The dragon design on this charger follows after a Xuande prototype, where dishes were painted with a side-facing five-clawed dragon amongst crashing waves in the centre, the cavetto decorated with three dragons striding amid clouds. An example of the Xuande dish, excavated at the waste heap of the Ming Imperial Kilns in Zhushan, was included in the exhibition, Xuande Imperial Kiln Excavated at Jingdezhen, Chang Foundation, Taipei, 1998, cat. no. 87.

Another Xuande example with four dragons around the cavetto is illustrated in, The Complete Treasures of the Palace Museum, vol. 34 Blue and White (1) Porcelain With Underglaze Red.

On the present dish the central side-facing dragon of the Xuande prototype has been replaced with a dragon en face. The vivacity of the central dragon depicted here is characteristic of the Qing dynasty portrayal of the Imperial dragon, which compared to the Ming dragon, is ever more boldly detailed and defined in its facial features and more elaborately represented in its general ferocity and mythological power.

The use of red heightens the contrast between the crashing waves of the background and that of the dragons while heightening the scene with further auspicious meaning. The Qing craftsmen have added the crested rolling wave band encircling the rim of the dish which completes the design, an element that was not necessary for the smaller Ming dishes.

Early Qing rulers, particularly Qianlong, were enamoured with the arts and liked to see their old masterpieces of ancient designs and glazes re-interpreted using the skills and technology available during their reigns as a way of celebrating China’s glorious past.
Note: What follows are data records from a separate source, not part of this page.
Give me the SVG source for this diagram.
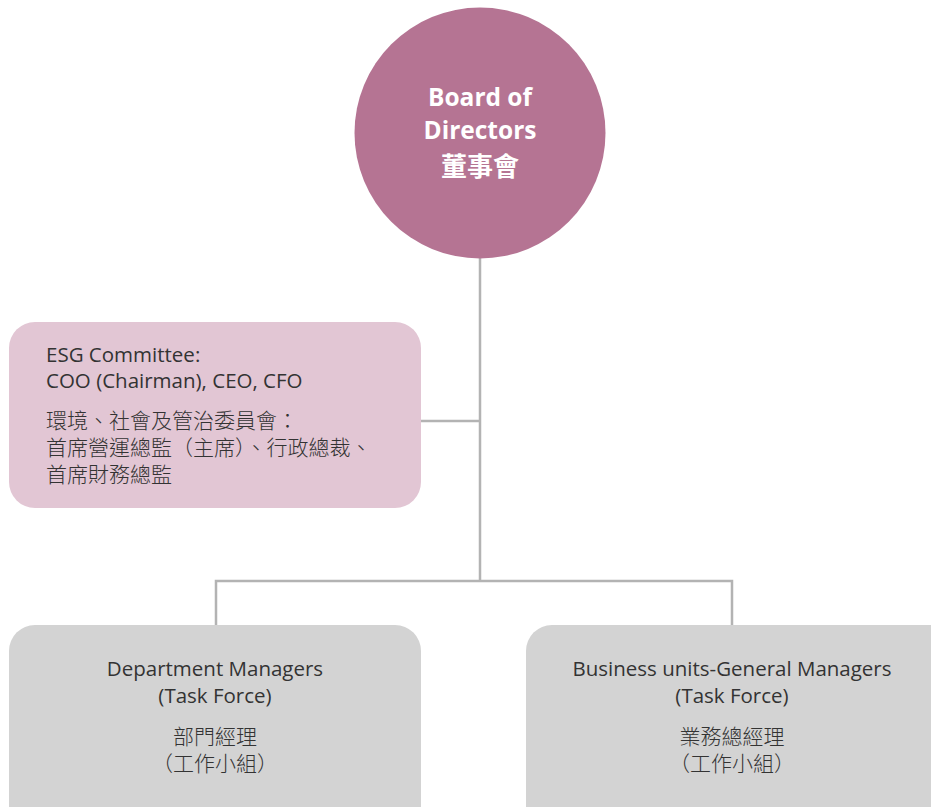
<svg xmlns="http://www.w3.org/2000/svg" width="931" height="807" viewBox="0 0 931 807">
<style>
.t{font-family:"Open Sans","Noto Sans CJK TC",sans-serif;font-size:20.5px;font-weight:400;fill:#333333}
.k{font-family:"Noto Sans CJK TC",sans-serif;font-size:21px;font-weight:300;fill:#333333}
.c{text-anchor:middle}
.w{font-family:"Open Sans","Noto Sans CJK TC",sans-serif;font-size:24.5px;font-weight:bold;fill:#ffffff;text-anchor:middle}
.wk{font-family:"Noto Sans CJK TC",sans-serif;font-size:26px;font-weight:bold;fill:#ffffff;text-anchor:middle}
.ln{stroke:#b3b3b3;stroke-width:2.5;fill:none}
</style>
<rect width="931" height="807" fill="#ffffff"/>
<g id="connectors">
<line class="ln" x1="480" y1="250" x2="480" y2="581"/>
<line class="ln" x1="415" y1="421" x2="480" y2="421"/>
<polyline class="ln" points="216,628 216,581 732,581 732,628"/>
</g>
<g id="board">
<circle cx="480" cy="133" r="125.5" fill="#b57493"/>
<text class="w" x="480" y="106">Board of</text>
<text class="w" x="480" y="139">Directors</text>
<text class="wk" x="480" y="176">董事會</text>
</g>
<g id="esg">
<rect x="9" y="322" width="412" height="186" rx="26" fill="#e2c6d4"/>
<text class="t" x="46" y="362">ESG Committee:</text>
<text class="t" x="46" y="388">COO (Chairman), CEO, CFO</text>
<text class="k" x="46" y="428">環境、社會及管治委員會：</text>
<text class="k" x="46" y="455">首席營運總監（主席）、行政總裁、</text>
<text class="k" x="46" y="482">首席財務總監</text>
</g>
<g id="dept">
<rect x="9" y="625" width="412" height="210" rx="26" fill="#d3d3d3"/>
<text class="t c" x="215" y="676">Department Managers</text>
<text class="t c" x="215" y="703">(Task Force)</text>
<text class="k c" x="215" y="744">部門經理</text>
<text class="k c" x="215" y="771">（工作小組）</text>
</g>
<g id="bu">
<rect x="526" y="625" width="430" height="210" rx="26" fill="#d3d3d3"/>
<text class="t c" x="732" y="676">Business units-General Managers</text>
<text class="t c" x="732" y="703">(Task Force)</text>
<text class="k c" x="732" y="744">業務總經理</text>
<text class="k c" x="732" y="771">（工作小組）</text>
</g>
</svg>
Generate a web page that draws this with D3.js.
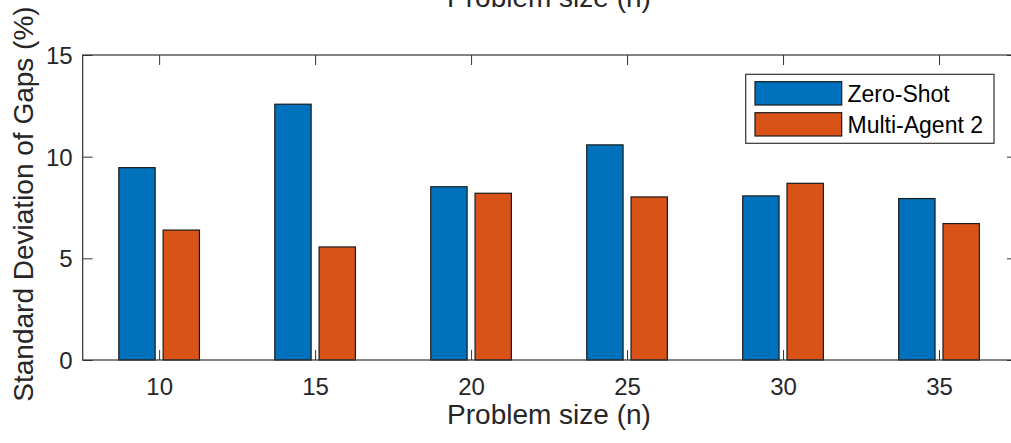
<!DOCTYPE html>
<html>
<head>
<meta charset="utf-8">
<script src="https://cdn.jsdelivr.net/npm/d3@7"></script>
<style>
  html, body { margin: 0; padding: 0; background: #fff; overflow: hidden; }
  svg { display: block; }
  text { font-family: "Liberation Sans", Arial, Helvetica, sans-serif; fill: #262626; }
</style>
</head>
<body>
<svg id="chart" width="1011" height="443"></svg>
<script>
const categories = [10, 15, 20, 25, 30, 35];
const seriesNames = ["Zero-Shot", "Multi-Agent 2"];
const zeroShot = [9.46, 12.58, 8.52, 10.58, 8.07, 7.94];
const multiAgent2 = [6.39, 5.56, 8.20, 8.02, 8.69, 6.71];
const yTicks = [0, 5, 10, 15];
const colors = ["#0072BD", "#D95319"];

(function () {
const svg = d3.select("#chart");
const pL = 82.7, pR = 1017, pT = 55, pB = 360;

const x = d3.scaleLinear().domain([7.55, 37.5]).range([pL, pR]);
const y = d3.scaleLinear().domain([0, 15]).range([pB, pT]);

const barW = 1.165;      // data units
const offsets = [-0.71, 0.71];
const series = [zeroShot, multiAgent2];

// bars
series.forEach((vals, si) => {
  svg.append("g").selectAll("rect").data(vals).join("rect")
    .attr("x", (d, i) => x(categories[i] + offsets[si] - barW / 2))
    .attr("width", x(barW) - x(0))
    .attr("y", d => y(d))
    .attr("height", d => y(0) - y(d))
    .attr("fill", colors[si])
    .attr("stroke", "#1a1a1a")
    .attr("stroke-width", 1.2);
});

const axisColor = "#333333";
const tickLen = 10;

// bottom axis (ticks inward)
const xAxis = d3.axisBottom(x).tickValues(categories).tickSizeInner(-tickLen).tickSizeOuter(0).tickFormat(d3.format("d"));
const gx = svg.append("g").attr("transform", `translate(0,${pB})`).call(xAxis);
gx.select(".domain").remove();
gx.selectAll("line").attr("stroke", axisColor);
gx.selectAll("text").attr("font-size", 24).style("fill", "#262626")
  .attr("font-family", "Liberation Sans, Arial, sans-serif").attr("dy", null).attr("y", 35);

// top axis ticks
const xTop = d3.axisTop(x).tickValues(categories).tickSizeInner(-tickLen).tickSizeOuter(0).tickFormat("");
const gxt = svg.append("g").attr("transform", `translate(0,${pT})`).call(xTop);
gxt.select(".domain").remove();
gxt.selectAll("line").attr("stroke", axisColor);

// left axis
const yAxis = d3.axisLeft(y).tickValues(yTicks).tickSizeInner(-tickLen).tickSizeOuter(0);
const gy = svg.append("g").attr("transform", `translate(${pL},0)`).call(yAxis);
gy.select(".domain").remove();
gy.selectAll("line").attr("stroke", axisColor);
gy.selectAll("text").attr("font-size", 24).style("fill", "#262626")
  .attr("font-family", "Liberation Sans, Arial, sans-serif").attr("x", -10).attr("dy", "0.35em");

// right axis ticks
const yRight = d3.axisRight(y).tickValues(yTicks).tickSizeInner(-tickLen).tickSizeOuter(0).tickFormat("");
const gyr = svg.append("g").attr("transform", `translate(${pR},0)`).call(yRight);
gyr.select(".domain").remove();
gyr.selectAll("line").attr("stroke", axisColor);

// box
svg.append("rect")
  .attr("x", pL).attr("y", pT)
  .attr("width", pR - pL).attr("height", pB - pT)
  .attr("fill", "none").attr("stroke", axisColor).attr("stroke-width", 1.2);

// labels
svg.append("text")
  .attr("x", 549).attr("y", 424)
  .attr("text-anchor", "middle").attr("font-size", 28)
  .text("Problem size (n)");

svg.append("text")
  .attr("x", 549).attr("y", 7)
  .attr("text-anchor", "middle").attr("font-size", 28)
  .text("Problem size (n)");

svg.append("text")
  .attr("transform", `translate(33,204) rotate(-90)`)
  .attr("text-anchor", "middle").attr("font-size", 28)
  .text("Standard Deviation of Gaps (%)");

// legend
const lg = svg.append("g");
lg.append("rect").attr("x", 745.7).attr("y", 74.3).attr("width", 248.3).attr("height", 69)
  .attr("fill", "#fff").attr("stroke", axisColor).attr("stroke-width", 1.2);
seriesNames.forEach((name, i) => {
  const yy = 81.7 + i * 31;
  lg.append("rect").attr("x", 755).attr("y", yy).attr("width", 86.7).attr("height", 23.3)
    .attr("fill", colors[i]).attr("stroke", "#1a1a1a").attr("stroke-width", 1.2);
  lg.append("text").attr("x", 847.5).attr("y", yy + 20).attr("font-size", 23)
    .style("fill", "#000").text(name);
});
})();
</script>
</body>
</html>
Dishes of this type were favoured both by the Qianlong emperor and his predecessor the emperor Yongzheng who first commissioned the making of these particular magnificent and impressive “red dragon” chargers. A powerful re-interpretation indeed.
These dishes would have been used at Imperial banquets undoubtedly to impress and add a feeling of grandeur to the occasion.

A Qianlong example of the red dragon dish can be seen in the Nanjing Museum and was included in the exhibition, Qing Imperial Porcelain of the Kangxi, Yongzheng and Qianlong Reigns, Art Gallery, The Chinese University of Hong Kong, Hong Kong, 1995, cat. no. 81. This red dragon dish was also illustrated on the front cover of the catalogue.

Another Qianlong dish of this magnificent and formidable size was exhibited in Sweden in 1995 in Gothenburg at Röhsska Museet on loan from the Shanghai museum and can be seen in the exhibition catalogue, ”Ancient Chinese Art from the Shanghai Museum”, no. 61, page 63.

For a very similar Qianlong example of this dish see Sotheby’s, May 15th 1990, lot 207. This dish is further illustrated in the catalogue Sotheby’s Hong Kong, Twenty Years, 1973 to 1993, celebrating the highlights of objects sold through them.

Further examples, one from the Qianlong period and one from the Yongzheng period are illustrated in Min Shin no bijutsu [Ming and Qing art], Tokyo, 1982, pls. 154 and 172.

Another dish from the Yongzheng period is in The Palace Museum, Beijing and is published in The Complete Collection of Treasues of the Palace Museum, Blue and White Porcelain and under glazed Red, vol. 3, Hong Kong, 2000, pl. 223; another in the Meiyintang collection published in Regina Krahl, Chinese Ceramics from the Meiyintang Collection, London, 1994-2010, vol.4, no.1723. In this book work Krahl writes about the technical achievement that allowed for such grand objects to be made during this period.